— WORK TO COMPLETE —
Repeat the span of the entries below that starts at the line with "Clone this chart in matplotlib." and ends at the line with "fig.savefig('out.png', dpi=100)", nothing more. Skip the pictures.

— DATA SHOWN —
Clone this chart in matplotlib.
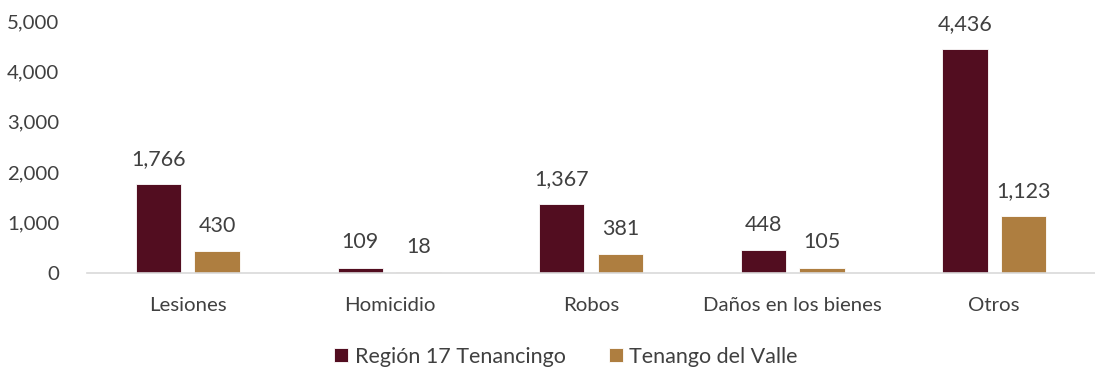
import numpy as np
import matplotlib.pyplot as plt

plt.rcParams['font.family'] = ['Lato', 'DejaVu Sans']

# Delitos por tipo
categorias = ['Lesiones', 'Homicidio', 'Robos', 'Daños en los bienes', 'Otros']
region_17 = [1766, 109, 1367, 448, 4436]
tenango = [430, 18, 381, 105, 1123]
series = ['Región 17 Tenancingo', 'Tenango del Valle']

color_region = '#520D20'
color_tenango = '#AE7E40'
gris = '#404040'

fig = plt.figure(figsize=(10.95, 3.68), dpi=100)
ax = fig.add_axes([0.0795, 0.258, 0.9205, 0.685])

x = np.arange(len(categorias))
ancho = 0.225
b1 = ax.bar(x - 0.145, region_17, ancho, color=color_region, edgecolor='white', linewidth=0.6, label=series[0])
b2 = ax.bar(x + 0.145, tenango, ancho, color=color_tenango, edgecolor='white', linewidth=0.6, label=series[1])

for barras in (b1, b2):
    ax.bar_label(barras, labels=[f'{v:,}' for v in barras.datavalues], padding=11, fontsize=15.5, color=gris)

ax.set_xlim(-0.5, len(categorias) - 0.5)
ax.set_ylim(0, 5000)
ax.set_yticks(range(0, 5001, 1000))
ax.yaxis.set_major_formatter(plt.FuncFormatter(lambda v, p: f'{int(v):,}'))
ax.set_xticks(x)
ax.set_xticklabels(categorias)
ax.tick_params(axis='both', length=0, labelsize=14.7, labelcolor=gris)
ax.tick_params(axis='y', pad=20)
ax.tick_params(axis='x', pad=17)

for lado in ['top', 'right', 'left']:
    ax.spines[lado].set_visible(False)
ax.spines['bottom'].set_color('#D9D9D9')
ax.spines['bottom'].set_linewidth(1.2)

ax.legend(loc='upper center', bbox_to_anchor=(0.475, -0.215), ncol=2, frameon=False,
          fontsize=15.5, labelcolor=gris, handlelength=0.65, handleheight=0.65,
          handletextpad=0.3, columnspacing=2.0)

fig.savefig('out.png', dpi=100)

...

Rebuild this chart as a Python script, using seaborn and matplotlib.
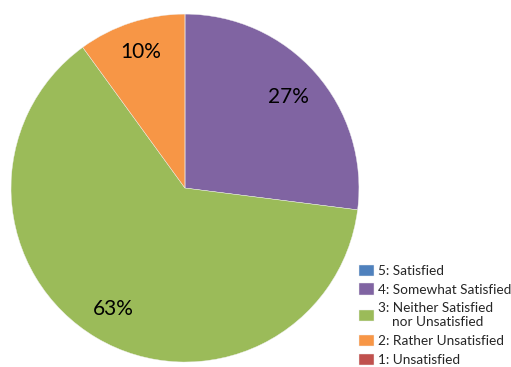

— ANSWER TO THE EXERCISE —
Clone this chart in matplotlib.
import numpy as np
import matplotlib.pyplot as plt

plt.rcParams['font.family'] = ['Lato', 'DejaVu Sans']

# Delitos por tipo
categorias = ['Lesiones', 'Homicidio', 'Robos', 'Daños en los bienes', 'Otros']
region_17 = [1766, 109, 1367, 448, 4436]
tenango = [430, 18, 381, 105, 1123]
series = ['Región 17 Tenancingo', 'Tenango del Valle']

color_region = '#520D20'
color_tenango = '#AE7E40'
gris = '#404040'

fig = plt.figure(figsize=(10.95, 3.68), dpi=100)
ax = fig.add_axes([0.0795, 0.258, 0.9205, 0.685])

x = np.arange(len(categorias))
ancho = 0.225
b1 = ax.bar(x - 0.145, region_17, ancho, color=color_region, edgecolor='white', linewidth=0.6, label=series[0])
b2 = ax.bar(x + 0.145, tenango, ancho, color=color_tenango, edgecolor='white', linewidth=0.6, label=series[1])

for barras in (b1, b2):
    ax.bar_label(barras, labels=[f'{v:,}' for v in barras.datavalues], padding=11, fontsize=15.5, color=gris)

ax.set_xlim(-0.5, len(categorias) - 0.5)
ax.set_ylim(0, 5000)
ax.set_yticks(range(0, 5001, 1000))
ax.yaxis.set_major_formatter(plt.FuncFormatter(lambda v, p: f'{int(v):,}'))
ax.set_xticks(x)
ax.set_xticklabels(categorias)
ax.tick_params(axis='both', length=0, labelsize=14.7, labelcolor=gris)
ax.tick_params(axis='y', pad=20)
ax.tick_params(axis='x', pad=17)

for lado in ['top', 'right', 'left']:
    ax.spines[lado].set_visible(False)
ax.spines['bottom'].set_color('#D9D9D9')
ax.spines['bottom'].set_linewidth(1.2)

ax.legend(loc='upper center', bbox_to_anchor=(0.475, -0.215), ncol=2, frameon=False,
          fontsize=15.5, labelcolor=gris, handlelength=0.65, handleheight=0.65,
          handletextpad=0.3, columnspacing=2.0)

fig.savefig('out.png', dpi=100)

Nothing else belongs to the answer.